> [WHAT THE EXERCISE ASKS]:
Your task is to quote the listing below exactly, beginning with its first line and ending on the line bearing "const xTitle = 'Periods';".

> [GIVEN DATA]:
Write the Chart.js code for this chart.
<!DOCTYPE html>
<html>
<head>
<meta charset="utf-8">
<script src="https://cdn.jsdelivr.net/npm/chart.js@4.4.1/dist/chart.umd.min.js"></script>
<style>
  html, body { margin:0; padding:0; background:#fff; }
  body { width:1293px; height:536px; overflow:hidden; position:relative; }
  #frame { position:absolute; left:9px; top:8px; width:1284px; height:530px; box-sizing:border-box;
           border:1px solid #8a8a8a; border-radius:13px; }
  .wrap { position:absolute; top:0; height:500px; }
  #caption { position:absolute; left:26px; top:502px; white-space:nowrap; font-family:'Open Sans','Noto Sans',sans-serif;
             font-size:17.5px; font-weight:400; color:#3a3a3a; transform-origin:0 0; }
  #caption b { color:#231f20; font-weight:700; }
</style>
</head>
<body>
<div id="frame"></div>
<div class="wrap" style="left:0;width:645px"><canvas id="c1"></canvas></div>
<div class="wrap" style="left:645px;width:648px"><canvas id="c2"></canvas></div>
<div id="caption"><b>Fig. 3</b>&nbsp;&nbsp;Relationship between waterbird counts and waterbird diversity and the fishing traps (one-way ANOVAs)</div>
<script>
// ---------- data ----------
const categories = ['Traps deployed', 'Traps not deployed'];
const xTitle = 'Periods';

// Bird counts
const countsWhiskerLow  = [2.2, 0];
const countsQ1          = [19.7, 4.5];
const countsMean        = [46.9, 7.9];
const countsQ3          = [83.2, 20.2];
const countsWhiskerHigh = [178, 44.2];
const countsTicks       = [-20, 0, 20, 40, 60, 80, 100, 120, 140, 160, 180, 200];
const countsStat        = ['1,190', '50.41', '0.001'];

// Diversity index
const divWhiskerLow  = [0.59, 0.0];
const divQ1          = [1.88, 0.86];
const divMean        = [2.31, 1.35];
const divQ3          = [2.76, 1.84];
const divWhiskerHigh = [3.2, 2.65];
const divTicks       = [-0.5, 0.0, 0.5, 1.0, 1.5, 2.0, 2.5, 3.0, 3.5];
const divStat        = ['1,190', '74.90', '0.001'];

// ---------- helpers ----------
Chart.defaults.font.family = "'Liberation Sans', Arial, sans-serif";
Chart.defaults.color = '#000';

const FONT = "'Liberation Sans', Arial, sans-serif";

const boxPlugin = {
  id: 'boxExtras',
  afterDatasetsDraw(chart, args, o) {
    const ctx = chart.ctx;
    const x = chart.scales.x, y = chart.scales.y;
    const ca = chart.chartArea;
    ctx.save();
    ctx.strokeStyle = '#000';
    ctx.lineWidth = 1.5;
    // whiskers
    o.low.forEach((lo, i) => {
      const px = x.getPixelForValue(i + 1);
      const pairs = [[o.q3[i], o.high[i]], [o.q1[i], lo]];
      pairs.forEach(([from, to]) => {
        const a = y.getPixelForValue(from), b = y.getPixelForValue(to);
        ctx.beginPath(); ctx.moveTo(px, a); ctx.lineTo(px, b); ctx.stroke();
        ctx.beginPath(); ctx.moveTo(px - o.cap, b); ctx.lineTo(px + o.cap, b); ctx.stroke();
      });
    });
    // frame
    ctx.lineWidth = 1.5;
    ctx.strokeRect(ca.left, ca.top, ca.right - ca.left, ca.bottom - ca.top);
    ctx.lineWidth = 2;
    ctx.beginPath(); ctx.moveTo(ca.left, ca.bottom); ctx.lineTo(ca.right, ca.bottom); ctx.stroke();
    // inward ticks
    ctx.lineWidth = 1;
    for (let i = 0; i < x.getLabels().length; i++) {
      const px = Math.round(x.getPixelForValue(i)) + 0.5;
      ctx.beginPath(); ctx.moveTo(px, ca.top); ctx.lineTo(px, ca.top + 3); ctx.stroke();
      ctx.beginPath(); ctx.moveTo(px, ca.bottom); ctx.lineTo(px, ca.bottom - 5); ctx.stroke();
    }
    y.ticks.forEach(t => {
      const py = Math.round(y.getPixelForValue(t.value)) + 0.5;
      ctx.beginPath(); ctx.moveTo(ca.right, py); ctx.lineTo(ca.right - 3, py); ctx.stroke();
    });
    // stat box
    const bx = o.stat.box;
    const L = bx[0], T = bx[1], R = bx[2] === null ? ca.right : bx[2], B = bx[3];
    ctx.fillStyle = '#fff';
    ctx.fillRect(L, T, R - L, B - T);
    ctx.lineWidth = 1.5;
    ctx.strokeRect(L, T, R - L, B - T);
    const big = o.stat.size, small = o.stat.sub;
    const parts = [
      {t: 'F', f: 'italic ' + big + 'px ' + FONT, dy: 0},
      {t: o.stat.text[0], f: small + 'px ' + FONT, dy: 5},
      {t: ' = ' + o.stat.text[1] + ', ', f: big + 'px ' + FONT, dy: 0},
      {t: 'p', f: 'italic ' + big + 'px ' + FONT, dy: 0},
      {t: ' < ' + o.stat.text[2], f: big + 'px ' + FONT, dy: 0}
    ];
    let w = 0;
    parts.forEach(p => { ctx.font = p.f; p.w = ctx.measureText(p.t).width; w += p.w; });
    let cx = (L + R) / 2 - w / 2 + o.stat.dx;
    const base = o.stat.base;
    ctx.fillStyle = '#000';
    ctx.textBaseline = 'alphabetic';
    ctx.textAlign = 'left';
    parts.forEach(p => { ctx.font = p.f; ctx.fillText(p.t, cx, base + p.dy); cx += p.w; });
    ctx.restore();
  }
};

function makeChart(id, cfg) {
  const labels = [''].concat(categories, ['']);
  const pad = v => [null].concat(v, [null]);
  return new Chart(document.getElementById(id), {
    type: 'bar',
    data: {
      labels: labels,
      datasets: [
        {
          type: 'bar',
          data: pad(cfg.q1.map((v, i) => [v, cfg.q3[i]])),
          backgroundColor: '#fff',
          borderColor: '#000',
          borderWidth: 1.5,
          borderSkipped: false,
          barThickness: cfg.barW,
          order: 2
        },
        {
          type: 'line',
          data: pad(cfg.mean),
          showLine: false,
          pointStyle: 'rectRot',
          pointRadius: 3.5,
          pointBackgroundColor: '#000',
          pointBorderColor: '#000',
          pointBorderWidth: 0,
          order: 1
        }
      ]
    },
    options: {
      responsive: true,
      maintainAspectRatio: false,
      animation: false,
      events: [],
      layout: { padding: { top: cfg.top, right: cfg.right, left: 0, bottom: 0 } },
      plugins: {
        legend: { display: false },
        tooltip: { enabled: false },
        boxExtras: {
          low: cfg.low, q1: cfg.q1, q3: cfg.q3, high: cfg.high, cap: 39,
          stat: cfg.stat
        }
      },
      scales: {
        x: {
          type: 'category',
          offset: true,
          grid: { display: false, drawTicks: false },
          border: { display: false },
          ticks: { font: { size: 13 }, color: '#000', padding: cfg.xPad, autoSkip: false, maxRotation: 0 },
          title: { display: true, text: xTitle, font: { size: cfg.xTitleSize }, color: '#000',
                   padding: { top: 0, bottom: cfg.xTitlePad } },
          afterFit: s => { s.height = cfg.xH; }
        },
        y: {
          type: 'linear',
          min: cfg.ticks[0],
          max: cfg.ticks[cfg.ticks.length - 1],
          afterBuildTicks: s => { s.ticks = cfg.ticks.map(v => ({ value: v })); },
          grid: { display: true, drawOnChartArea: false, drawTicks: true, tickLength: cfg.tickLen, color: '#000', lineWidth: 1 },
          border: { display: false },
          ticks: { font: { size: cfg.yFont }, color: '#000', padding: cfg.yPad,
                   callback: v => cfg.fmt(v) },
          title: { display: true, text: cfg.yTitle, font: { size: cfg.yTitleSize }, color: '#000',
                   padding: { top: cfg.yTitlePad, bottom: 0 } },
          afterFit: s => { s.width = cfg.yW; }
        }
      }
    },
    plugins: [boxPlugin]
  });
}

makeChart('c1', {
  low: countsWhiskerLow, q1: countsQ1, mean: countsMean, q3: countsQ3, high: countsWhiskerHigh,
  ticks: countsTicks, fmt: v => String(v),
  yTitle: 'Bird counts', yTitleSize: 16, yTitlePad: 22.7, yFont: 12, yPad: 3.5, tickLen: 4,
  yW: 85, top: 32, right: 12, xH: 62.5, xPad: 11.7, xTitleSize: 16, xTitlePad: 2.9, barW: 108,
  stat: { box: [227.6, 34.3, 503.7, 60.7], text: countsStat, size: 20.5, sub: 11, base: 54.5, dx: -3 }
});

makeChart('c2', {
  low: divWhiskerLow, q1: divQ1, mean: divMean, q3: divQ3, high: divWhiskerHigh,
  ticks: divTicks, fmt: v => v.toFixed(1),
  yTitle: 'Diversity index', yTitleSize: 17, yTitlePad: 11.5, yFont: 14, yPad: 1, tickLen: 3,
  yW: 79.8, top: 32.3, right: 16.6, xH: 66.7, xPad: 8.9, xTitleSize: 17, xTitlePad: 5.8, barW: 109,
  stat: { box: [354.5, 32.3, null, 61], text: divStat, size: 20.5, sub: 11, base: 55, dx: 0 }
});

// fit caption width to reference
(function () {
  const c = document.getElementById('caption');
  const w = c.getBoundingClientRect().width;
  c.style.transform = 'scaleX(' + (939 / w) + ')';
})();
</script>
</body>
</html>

> [EXPECTED OUTPUT]:
Write the Chart.js code for this chart.
<!DOCTYPE html>
<html>
<head>
<meta charset="utf-8">
<script src="https://cdn.jsdelivr.net/npm/chart.js@4.4.1/dist/chart.umd.min.js"></script>
<style>
  html, body { margin:0; padding:0; background:#fff; }
  body { width:1293px; height:536px; overflow:hidden; position:relative; }
  #frame { position:absolute; left:9px; top:8px; width:1284px; height:530px; box-sizing:border-box;
           border:1px solid #8a8a8a; border-radius:13px; }
  .wrap { position:absolute; top:0; height:500px; }
  #caption { position:absolute; left:26px; top:502px; white-space:nowrap; font-family:'Open Sans','Noto Sans',sans-serif;
             font-size:17.5px; font-weight:400; color:#3a3a3a; transform-origin:0 0; }
  #caption b { color:#231f20; font-weight:700; }
</style>
</head>
<body>
<div id="frame"></div>
<div class="wrap" style="left:0;width:645px"><canvas id="c1"></canvas></div>
<div class="wrap" style="left:645px;width:648px"><canvas id="c2"></canvas></div>
<div id="caption"><b>Fig. 3</b>&nbsp;&nbsp;Relationship between waterbird counts and waterbird diversity and the fishing traps (one-way ANOVAs)</div>
<script>
// ---------- data ----------
const categories = ['Traps deployed', 'Traps not deployed'];
const xTitle = 'Periods';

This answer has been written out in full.